Presidio divi hic Karolus rex agmine multo
Viribus afflixit Mauria bella duce
Tum struxit Templum ad sancti decus ipse Joannis
Sexcentis decimus septimus annus erat
Reliquias hic clausas dic cui scire licebat
Per longum tempus nullibi rumor erat
Vicarius Francisco Antonio praesule digno
Primum Antonius reperit ipse tamen

Guidato dalla protezione del Santo, qui re Carlo, con un esercito numeroso,
umiliò nella potenza le orde dei Mori.
Quindi, egli stesso fece costruire la chiesa in onore di San Giovanni.
Correva il seicentodiciassettesimo anno.
Annunzia, (o pietra), a chi pur doveva sapere, che le reliquie erano
nascoste qui; per lungo tempo era girata la voce che esse non si trovassero in nessun luogo.
Tuttavia lo stesso Vicario Antonio, al tempo del degno
Vescovo Francesco Antonio, le ha per primo ritrovate. (4)
 
Particolare dell'architrave con l'iscrizione
 
 
Note:
 
(1) La Falla Castelfranchi propone addirittura una datazione al VI secolo (M.Falla Castelfranchi, La Chiesa di San Giovanni Battista e le Cosiddette "Centopietre" a Patù in Puglia preromanica. Dal V secolo agli inizi dell'XI, 2004, pagg. 269-273), mentre secondo P. Arthur non si rilevano evidenze archeologiche antecedenti al XIII secolo.

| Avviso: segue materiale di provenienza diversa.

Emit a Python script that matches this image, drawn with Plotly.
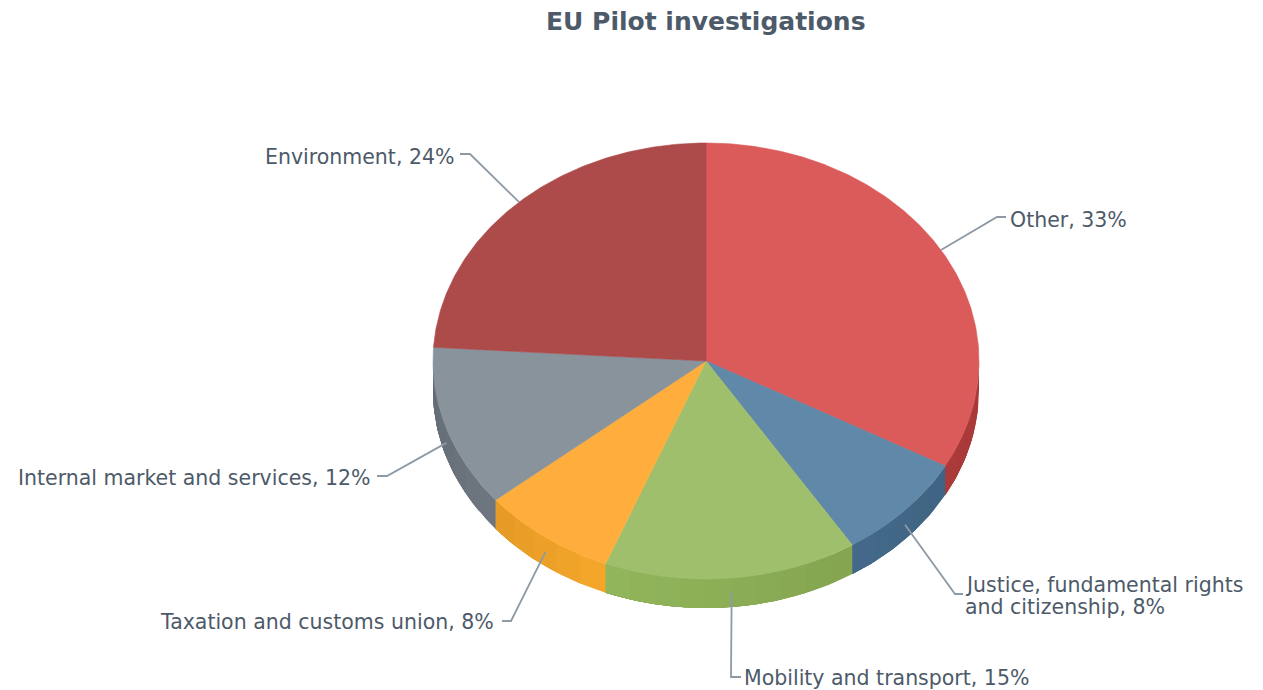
import math
import plotly.graph_objects as go

categories = ["Other", "Justice, fundamental rights<br>and citizenship", "Mobility and transport",
              "Taxation and customs union", "Internal market and services", "Environment"]
values = [33, 8, 15, 8, 12, 24]

top_colors = ["#DB5A5A", "#6088A8", "#9FBF6C", "#FFAE3D", "#89939C", "#AD4A4A"]
side_left = ["#AB3A3A", "#44698A", "#92B65C", "#E39A25", "#636B75", "#8A3A3A"]
side_right = ["#A83838", "#3F6482", "#84A44F", "#F6A72B", "#6E7680", "#8A3A3A"]

CX, CY, RX, RY, DEPTH = 706, 361, 273, 218, 29
TEXT = "#4D5A69"
LINE = "#8D9AA5"
LINE_GAP = 22

# label anchor: x, y, side; elbow: knee x, knee y, end x
label_place = [
    (1008, 220, "left", 997, 217, 1006),
    (963, 596, "left", 955, 594, 963),
    (742, 678, "left", 731, 677, 741),
    (496, 622, "right", 511, 621, 502),
    (373, 478, "right", 387, 476, 377),
    (457, 157, "right", 470, 154, 460),
]


def pt(theta, dy=0.0):
    r = math.radians(theta)
    return CX + RX * math.sin(r), CY - RY * math.cos(r) + dy


def mix(c1, c2, t):
    a = [int(c1[i:i + 2], 16) for i in (1, 3, 5)]
    b = [int(c2[i:i + 2], 16) for i in (1, 3, 5)]
    return "#%02X%02X%02X" % tuple(round(a[i] + (b[i] - a[i]) * t) for i in range(3))


def poly(xs, ys, color, width=0.6):
    return go.Scatter(x=xs, y=ys, mode="lines", fill="toself", fillcolor=color,
                      line=dict(color=color, width=width), hoverinfo="skip", showlegend=False)


total = sum(values)
edges = [0.0]
for v in values:
    edges.append(edges[-1] + 360.0 * v / total)

fig = go.Figure()

# rim of the pie (only the front half, 90..270 degrees, is visible)
for i in range(len(values)):
    a0, a1 = max(edges[i], 90), min(edges[i + 1], 270)
    if a1 <= a0:
        continue
    strips = max(2, int((a1 - a0) / 5))
    for s in range(strips):
        t0 = a0 + (a1 - a0) * s / strips
        # each strip runs on to the end of the slice, so later ones overlap it without seams
        arc = [t0 + (a1 - t0) * k / 24 for k in range(25)]
        upper = [pt(a) for a in arc]
        lower = [pt(a, DEPTH) for a in reversed(arc)]
        xs = [p[0] for p in upper + lower] + [upper[0][0]]
        ys = [p[1] for p in upper + lower] + [upper[0][1]]
        # colours are given left to right on the page, the angle runs right to left
        fig.add_trace(poly(xs, ys, mix(side_right[i], side_left[i], (s + 0.5) / strips), width=0))

# top face
for i in range(len(values)):
    n = max(8, int((edges[i + 1] - edges[i]) * 2))
    arc = [edges[i] + (edges[i + 1] - edges[i]) * k / n for k in range(n + 1)]
    pts = [pt(a) for a in arc]
    xs = [CX] + [p[0] for p in pts] + [CX]
    ys = [CY] + [p[1] for p in pts] + [CY]
    fig.add_trace(poly(xs, ys, top_colors[i]))

# connectors and labels
annotations = []
for i, (name, v) in enumerate(zip(categories, values)):
    mid = (edges[i] + edges[i + 1]) / 2
    sx, sy = pt(mid)
    if 90 < mid < 270:
        sy += DEPTH / 2
    lx, ly, side, kx, ky, ex = label_place[i]
    fig.add_trace(go.Scatter(x=[sx, kx, ex], y=[sy, ky, ky], mode="lines",
                             line=dict(color=LINE, width=1.8), hoverinfo="skip", showlegend=False))
    lines = f"{name}, {v}%".split("<br>")
    for j, line in enumerate(lines):
        annotations.append(dict(x=lx, y=ly + (j - (len(lines) - 1) / 2) * LINE_GAP, xref="x", yref="y",
                                text=line, showarrow=False, xanchor=side, yanchor="middle",
                                font=dict(family="DejaVu Sans", size=20.5, color=TEXT)))

annotations.append(dict(x=706, y=21, xref="x", yref="y", text="<b>EU Pilot investigations</b>", showarrow=False,
                        xanchor="center", yanchor="middle",
                        font=dict(family="DejaVu Sans", size=25, color=TEXT)))

fig.update_layout(
    width=1263, height=690, margin=dict(l=0, r=0, t=0, b=0),
    paper_bgcolor="white", plot_bgcolor="white", showlegend=False,
    xaxis=dict(range=[0, 1263], visible=False, fixedrange=True),
    yaxis=dict(range=[690, 0], visible=False, fixedrange=True),
    annotations=annotations,
)

fig.write_html("out.html", post_script="document.body.style.margin='0';document.body.style.overflow='hidden';",
               config={"displayModeBar": False})
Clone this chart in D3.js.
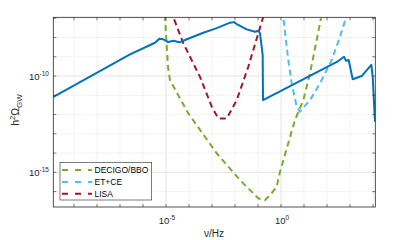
<!DOCTYPE html>
<html>
<head>
<meta charset="utf-8">
<script src="https://cdn.jsdelivr.net/npm/d3@7"></script>
<style>
  body { margin: 0; background: #fff; }
  svg { font-family: "Liberation Sans", Arial, sans-serif; }
</style>
</head>
<body>
<div id="chart-area"></div>
<script>
// values, as log10 of frequency (Hz) and of h^2 Omega_GW
var signalLogF = [-9.913, -6.565, -5.478, -5.291, -5.117, -4.9, -4.683, -4.422, -4.174, -3.378, -2.796, -2.217, -2.043, -1.926, -1.491, -1.13, -0.987, -0.913, -0.796, -0.783, -0.043, 2.491, 2.739, 2.826, 2.943, 3.117, 3.509, 3.926, 3.987, 4.087];
var signalLogW = [-11.09, -8.873, -8.27, -8.063, -8.094, -8.235, -8.167, -8.25, -8.13, -7.75, -7.51, -7.23, -7.20, -7.30, -7.575, -7.70, -7.65, -7.78, -8.91, -11.246, -10.80, -9.22, -9.0, -9.21, -9.17, -10.17, -10.0, -9.42, -10.04, -12.37];

var decigoLogF = [-5.052, -5.043, -4.913, -4.826, -4.03, -2.796, -1.783, -0.987, -0.696, -0.478, -0.187, -0.043, 0.609, 0.97, 1.26, 1.696, 1.74];
var decigoLogW = [-6.31, -6.95, -9.53, -10.21, -11.94, -14.01, -15.40, -16.35, -16.44, -16.18, -15.75, -14.97, -12.28, -11.25, -9.86, -7.26, -6.99];

var etceLogF = [0.087, 0.1, 0.317, 0.465, 0.683, 0.826, 1.261, 1.696, 2.204, 2.565, 2.783, 2.8];
var etceLogW = [-6.57, -6.95, -9.17, -10.38, -11.59, -11.85, -11.25, -10.38, -9.17, -7.96, -7.13, -7.0];

var lisaLogF = [-4.783, -4.683, -4.248, -3.522, -3.013, -2.726, -2.361, -1.926, -1.422, -0.987, -0.77, -0.696];
var lisaLogW = [-6.57, -6.94, -8.30, -10.04, -11.59, -12.20, -12.20, -11.25, -9.52, -7.78, -6.92, -6.57];

var legendNames = ["DECIGO/BBO", "ET+CE", "LISA"];
var xTickExp = [-5, 0];
var yTickExp = [-10, -15];

var width = 415, height = 240;
var pLeft = 53.3, pRight = 375.3, pTop = 17.3, pBottom = 207;

var svg = d3.select("#chart-area").append("svg").attr("width", width).attr("height", height);

var x = d3.scaleLog().domain([Math.pow(10, -9.9), Math.pow(10, 4.1)]).range([pLeft, pRight]);
var y = d3.scaleLog().domain([Math.pow(10, -16.8), Math.pow(10, -6.95)]).range([pBottom, pTop]);

// decade grid: dotted minor, solid at labelled ticks
var xDec = d3.range(-9, 5), yDec = d3.range(-16, -6);
var grid = svg.append("g");
xDec.forEach(function(e) {
  var major = xTickExp.indexOf(e) >= 0;
  grid.append("line").attr("x1", x(Math.pow(10, e))).attr("x2", x(Math.pow(10, e)))
    .attr("y1", pTop).attr("y2", pBottom)
    .attr("stroke", major ? "#e3e3e3" : "#d6d6d6").attr("stroke-width", major ? 1 : 0.7)
    .attr("stroke-dasharray", major ? null : "1,1.5");
});
yDec.forEach(function(e) {
  var major = yTickExp.indexOf(e) >= 0;
  grid.append("line").attr("y1", y(Math.pow(10, e))).attr("y2", y(Math.pow(10, e)))
    .attr("x1", pLeft).attr("x2", pRight)
    .attr("stroke", major ? "#e3e3e3" : "#d6d6d6").attr("stroke-width", major ? 1 : 0.7)
    .attr("stroke-dasharray", major ? null : "1,1.5");
});

svg.append("clipPath").attr("id", "plotclip").append("rect")
  .attr("x", pLeft).attr("y", pTop).attr("width", pRight - pLeft).attr("height", pBottom - pTop);

var line = d3.line().x(function(d) { return x(d[0]); }).y(function(d) { return y(d[1]); });
function pts(lf, lw) {
  return lf.map(function(f, i) { return [Math.pow(10, f), Math.pow(10, lw[i])]; });
}

var plot = svg.append("g").attr("clip-path", "url(#plotclip)");
plot.append("path").attr("d", line(pts(lisaLogF, lisaLogW))).attr("fill", "none")
  .attr("stroke", "#A2142F").attr("stroke-width", 2).attr("stroke-dasharray", "6,4");
plot.append("path").attr("d", line(pts(etceLogF, etceLogW))).attr("fill", "none")
  .attr("stroke", "#4DBEEE").attr("stroke-width", 2).attr("stroke-dasharray", "6,4");
plot.append("path").attr("d", line(pts(decigoLogF, decigoLogW))).attr("fill", "none")
  .attr("stroke", "#77AC30").attr("stroke-width", 2).attr("stroke-dasharray", "6,4");
plot.append("path").attr("d", line(pts(signalLogF, signalLogW))).attr("fill", "none")
  .attr("stroke", "#0072BD").attr("stroke-width", 2).attr("stroke-linejoin", "round");

// box and inward ticks on all sides
var axc = "#262626";
svg.append("rect").attr("x", pLeft).attr("y", pTop).attr("width", pRight - pLeft).attr("height", pBottom - pTop)
  .attr("fill", "none").attr("stroke", axc).attr("stroke-width", 0.8);
xDec.forEach(function(e) {
  var px = x(Math.pow(10, e));
  svg.append("line").attr("x1", px).attr("x2", px).attr("y1", pBottom).attr("y2", pBottom - 3).attr("stroke", axc).attr("stroke-width", 0.6);
  svg.append("line").attr("x1", px).attr("x2", px).attr("y1", pTop).attr("y2", pTop + 3).attr("stroke", axc).attr("stroke-width", 0.6);
});
yDec.forEach(function(e) {
  var py = y(Math.pow(10, e));
  svg.append("line").attr("x1", pLeft).attr("x2", pLeft + 3).attr("y1", py).attr("y2", py).attr("stroke", axc).attr("stroke-width", 0.6);
  svg.append("line").attr("x1", pRight).attr("x2", pRight - 3).attr("y1", py).attr("y2", py).attr("stroke", axc).attr("stroke-width", 0.6);
});

// tick labels 10^n
function powLabel(t, e) {
  t.append("tspan").text("10");
  t.append("tspan").attr("dy", -4).attr("font-size", "6.5px").text(e);
}
xTickExp.forEach(function(e) {
  var t = svg.append("text").attr("x", x(Math.pow(10, e)) + 1).attr("y", 224)
    .attr("text-anchor", "middle").attr("font-size", "9.5px").attr("fill", axc);
  powLabel(t, e);
});
yTickExp.forEach(function(e) {
  var t = svg.append("text").attr("x", 49).attr("y", y(Math.pow(10, e)) + 3.5)
    .attr("text-anchor", "end").attr("font-size", "9.5px").attr("fill", axc);
  powLabel(t, e);
});

svg.append("text").attr("x", 214).attr("y", 237).attr("text-anchor", "middle")
  .attr("font-size", "10px").attr("fill", axc).text("\u03bd/Hz");

var yl = svg.append("text").attr("transform", "translate(19,110) rotate(-90)")
  .attr("text-anchor", "middle").attr("font-size", "10.5px").attr("fill", axc);
yl.append("tspan").text("h");
yl.append("tspan").attr("dy", -4).attr("font-size", "7.5px").text("2");
yl.append("tspan").attr("dy", 4).text("\u03a9");
yl.append("tspan").attr("dy", 3).attr("font-size", "8px").text("GW");

// legend
var legendColors = ["#77AC30", "#4DBEEE", "#A2142F"];
var lg = svg.append("g");
lg.append("rect").attr("x", 60).attr("y", 162.3).attr("width", 91.7).attr("height", 37.7)
  .attr("fill", "#fff").attr("stroke", axc).attr("stroke-width", 0.6);
legendNames.forEach(function(n, i) {
  var ly = 170 + i * 11.9;
  lg.append("line").attr("x1", 62).attr("x2", 92).attr("y1", ly).attr("y2", ly)
    .attr("stroke", legendColors[i]).attr("stroke-width", 2).attr("stroke-dasharray", "6,7");
  lg.append("text").attr("x", 94.5).attr("y", ly + 3.2).attr("font-size", "8.5px").attr("fill", "#000").text(n);
});
</script>
</body>
</html>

(2) L'intonacatura venne successivamente rimossa nel corso di un nuovo intervento di restauro effettuato negli anni Cinquanta.

(3) Questa epigrafe è la prova più evidente della istituzione municipale in Vereto in epoca romana, con la particolarità dello statuto noto come decurionato. I tre personaggi dell’epigrafe (padre, madre e figlio) recano lo stesso cognome, Valerianus: evidentemente i genitori erano dei liberti che in onore del benefattore avevano assunto quel cognome all’atto dell’emancipazione, per poi imporlo anche al figlioletto.

(4) Secondo la leggenda, la fondazione della chiesa sarebbe da porsi in relazione con la vittoria riportata sugli arabi da Carlo il calvo il 24 giugno dell'877 (festa di san Giovanni Battista) in uno scontro nei pressi di patù, nella piana ancora oggi nota come Campo re.Vedi anche scheda Le Centopietre di Patù.